Where are the Chinese in the U.S., or in China, who are constantly lobbying for reparations? At most now they are simply asking recognition by Japan of its war crimes. There is one group, the "comfort" women who do still try to make their case, which is entirely legitimate.
But where is the outrage and where are the comments about this. No, it is always holocaust this, holocaust that. A double-standard in other words: if you are not a white European, you don't count.
I suppose that bernarda thinks that the Israelis are violating the human rights of the "Palestinians" (an identity which did not exist when the West Bank and Gaza were under Jordanian and Egyptian rule and was created only to sustain a sense of grievance) if they put up walls to prevent Hamas from blowing up women and children in pizza parlors and night clubs. I'd love to see his justification for Qassam rocket attacks -- I bet it's a laff riot.
The Grand Mufti of Jerusalem was Hitler's special guest during WWII. As long as the Muslims (I include the Persian Iranians as well as Arabs) maintain that Israel should be erased and the Jews pushed into the sea, the Holocaust will remain relevant to current events.
Without intending to give Bernarda any handy weapons, I do think it is possible to support Israel without denying the existence of the Palestinians before 1967. I just read a fascinating book, "One Palestine, Complete," by Tom Segev, about the British Mandate period. One of the things he writes about is the rise of Arab nationalism, and specifically the nationalism of the Arabs of Palestine. From reading the book, I think that there was a specific sense of Palestinian Arab identity already starting in the early 20th century, before WWI and the Mandate. There certainly was a nationalist movement that began to grow during the Ottoman period and became much more important under the Mandate.
The problem with Bernarda is that he/she/it is simply trying to find as many weapons as possible with which to attack those he thinks of as his "enemies," rather than discussing in an interested way the topics he chooses to focus on.
Of course people other than the Nazi Germans committed atrocities during WWII - those of us who actually believed the Holocaust occurred and was horrible do not at all deny the horrors inflicted on the Chinese or the Koreans by the Japanese militarist regime. In fact, I would say personally that my awareness of the Holocaust makes me pay more attention to horrors inflicted on people other than Jews, and also opposed to denial of those atrocities (e.g., opposition to the position of the Turkish government which challenges anyone who says the Turkish regime committed genocide against the Armenians in 1915).
When we see regular attempts by North American and European groups to deny the crimes of Imperial Japan Orac will no doubt discuss them. Yet strangely we never do see such claims. You'd think the Neonazis would want to deny those crimes as well to help out their old allies.
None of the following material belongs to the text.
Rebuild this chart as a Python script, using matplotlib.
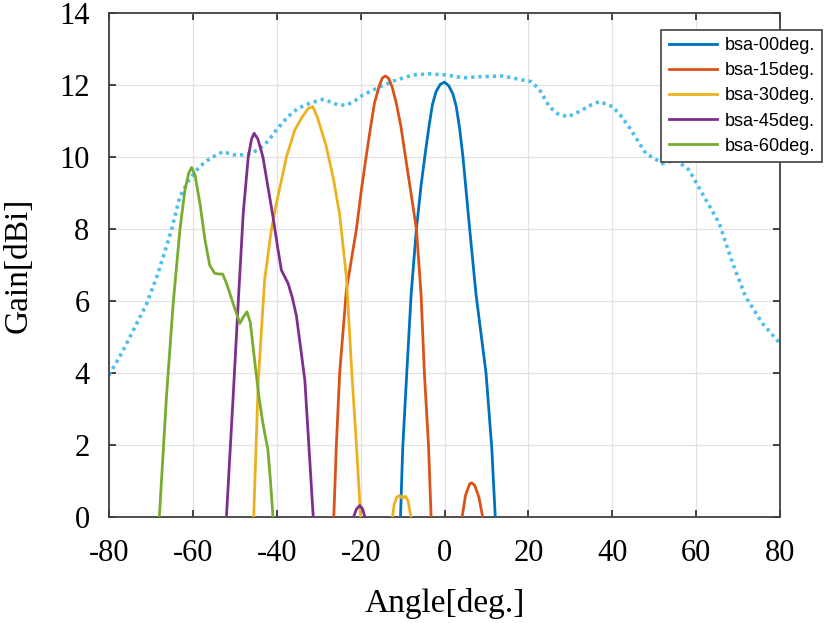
import numpy as np
import matplotlib
matplotlib.use("Agg")
import matplotlib.pyplot as plt

plt.rcParams['axes.unicode_minus'] = False

# envelope (dotted)
env_x = [-80, -77, -74.2, -71, -68.3, -65.1, -63.1, -61, -59.1, -57.5, -55.9, -52.8, -50.4,
         -48, -46, -44, -42, -40.1, -37.5, -35, -32, -29, -27.4, -25.5, -23.4, -21.5, -19.5,
         -15.5, -11.5, -7.5, -3.6, 0.4, 4.4, 8.3, 13.9, 18.6, 20.5, 22.5, 25, 27, 29.4, 31,
         32.9, 35, 36.9, 40.1, 42, 44, 48, 52, 55.2, 58.3, 61.5, 65.5, 68.7, 71.8, 75.8, 80]
env_y = [3.94, 4.55, 5.19, 5.93, 6.77, 7.97, 8.9, 9.35, 9.64, 9.82, 9.96, 10.15, 10.06,
         10.06, 10.1, 10.24, 10.45, 10.75, 11.1, 11.35, 11.5, 11.6, 11.54, 11.45, 11.44, 11.55, 11.72,
         11.95, 12.14, 12.28, 12.31, 12.28, 12.2, 12.23, 12.25, 12.14, 12.1, 11.9, 11.4, 11.2, 11.12, 11.2,
         11.31, 11.45, 11.54, 11.4, 11.15, 10.84, 10.1, 9.82, 9.92, 9.64, 8.98, 8.16, 7.05, 6.12, 5.38, 4.82]

# bsa-00deg
b00_x = [-10.5, -9.95, -9.0, -7.95, -6.7, -5.6, -4.6, -3.7, -2.9, -2.0, -1.0, 0.0, 1.0, 2.0,
         2.8, 3.6, 4.4, 5.2, 6.0, 7.5, 8.8, 9.9, 11.25, 12.1]
b00_y = [0, 1.95, 4.0, 6.2, 8.0, 9.2, 10.1, 10.85, 11.45, 11.82, 12.02, 12.08, 11.98, 11.75,
         11.4, 10.8, 10.0, 9.0, 8.0, 6.2, 5.0, 4.0, 1.95, 0]

# bsa-15deg (main lobe, gap, side lobe)
b15_x = [-26.4, -25.8, -25.0, -23.4, -21.0, -19.8, -18.7, -17.6, -16.7, -15.5, -14.8, -14.05,
         -13.3, -12.5, -11.5, -10.4, -9.3, -8.0, -6.7, -5.6, -4.8, -3.8, -3.2,
         np.nan, 4.2, 5.0, 6.0, 6.5, 7.2, 8.2, 9.1]
b15_y = [0, 1.95, 4.0, 6.3, 8.0, 9.1, 10.0, 10.85, 11.5, 12.0, 12.2, 12.25,
         12.18, 11.95, 11.5, 10.85, 10.0, 9.0, 8.0, 6.2, 4.0, 1.95, 0,
         np.nan, 0, 0.6, 0.92, 0.95, 0.88, 0.55, 0]

# bsa-30deg
b30_x = [-45.5, -44.4, -42.9, -41.3, -40.1, -38.8, -37.7, -35.7, -34.0, -32.5, -31.4, -30.3,
         -28.2, -26.5, -25.0, -23.4, -22.1, -21.0, -20.0,
         np.nan, -12.4, -12.0, -11.4, -10.7, -10.0, -9.3, -8.7, -8.0]
b30_y = [0, 3.8, 6.58, 7.97, 8.7, 9.4, 10.0, 10.75, 11.1, 11.35, 11.4, 11.1,
         10.3, 9.4, 8.4, 6.68, 4.0, 2.0, 0,
         np.nan, 0, 0.35, 0.55, 0.6, 0.52, 0.58, 0.45, 0]

# bsa-45deg
b45_x = [-52.0, -50.4, -49.2, -48.0, -46.8, -46.0, -45.4, -44.5, -43.3, -40.9, -39.8, -38.9,
         -37.3, -36.3, -35.3, -33.3, -31.3,
         np.nan, -21.7, -21.0, -20.2, -19.5, -19.0]
b45_y = [0, 3.34, 5.93, 8.43, 10.0, 10.5, 10.66, 10.5, 10.0, 8.34, 7.5, 6.86,
         6.49, 6.1, 5.58, 3.8, 0,
         np.nan, 0, 0.22, 0.32, 0.22, 0]

# bsa-60deg
b60_x = [-68.0, -66.3, -64.7, -63.1, -61.9, -61.0, -60.3, -59.5, -58.3, -57.1, -56.0, -54.8,
         -53.8, -52.9, -52.0, -50.4, -48.8, -48.0, -47.1, -46.3, -45.2, -44.2, -43.3, -42.1,
         -41.5, -40.9]
b60_y = [0, 3.34, 5.93, 7.97, 9.08, 9.55, 9.71, 9.5, 8.7, 7.69, 7.0, 6.77,
         6.75, 6.75, 6.5, 5.93, 5.38, 5.55, 5.70, 5.4, 4.27, 3.3, 2.6, 1.86,
         1.0, 0]

labels = ['bsa-00deg.', 'bsa-15deg.', 'bsa-30deg.', 'bsa-45deg.', 'bsa-60deg.']
colors = ['#0072BD', '#D95319', '#EDB120', '#7E2F8E', '#77AC30']

fig = plt.figure(figsize=(8.27, 6.23), dpi=100)
ax = fig.add_axes([0.1318, 0.1701, 0.8114, 0.809])

beams = [(b00_x, b00_y), (b15_x, b15_y), (b30_x, b30_y), (b45_x, b45_y), (b60_x, b60_y)]
for (bx, by), lab, c in zip(beams, labels, colors):
    ax.plot(bx, by, color=c, lw=2.0, label=lab, zorder=3, solid_joinstyle='round')

ax.plot(env_x, env_y, color='#4DBEEE', lw=2.6, linestyle=(0, (0.9, 1.1)), zorder=2)

ax.set_xlim(-80, 80)
ax.set_ylim(0, 14)
ax.set_xticks(np.arange(-80, 81, 20))
ax.set_yticks(np.arange(0, 15, 2))
ax.grid(True, color='#e2e2e2', lw=0.9)
ax.set_axisbelow(True)
ax.tick_params(direction='in', length=5, width=1.2, top=True, right=True,
               labelsize=22, colors='#262626', labelcolor='black')
ax.tick_params(axis='x', pad=16)
ax.tick_params(axis='y', pad=14)
for lab in ax.get_xticklabels() + ax.get_yticklabels():
    lab.set_fontfamily('Liberation Serif')
for s in ax.spines.values():
    s.set_color('#404040')
    s.set_linewidth(1.3)

ax.set_xlabel('Angle[deg.]', fontsize=24, family='Liberation Serif', labelpad=14)
ax.set_ylabel('Gain[dBi]', fontsize=24, family='Liberation Serif', labelpad=18)

leg = ax.legend(loc='upper right', bbox_to_anchor=(0.994, 0.952), bbox_transform=fig.transFigure,
                borderaxespad=0, fancybox=False, framealpha=1, edgecolor='#404040',
                prop={'family': 'Liberation Sans', 'size': 13}, handlelength=2.7,
                labelspacing=0.45, borderpad=0.4, handletextpad=0.4)
leg.get_frame().set_linewidth(1.2)

fig.savefig('out.png', dpi=100)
Not to mention the fact that Orac has - of course - written about the Japanese atrocities during WWII. And rather well at that. A pity I lost the link. It is worth a re-read.
- JS
Rebecca makes a good point in referring to Segev's book. As a reminder, the Palestinian National Congress sent representatives to the post-WWI peace conference to demand independence for Palestine. They were refused. It wasn't their fault, and they already did have a sense of identity. If they were made part of Jordan or Egypt later, it was not their desire. The decision was out of their hands.
What did the British do after the peace conference? They appointed a Jew, Herbert Samuel as High Commissioner. Samuel put forward the idea of a British protectorate was in favor of the racist Balfour Declaration. At the time, Jews were about 10% of the population.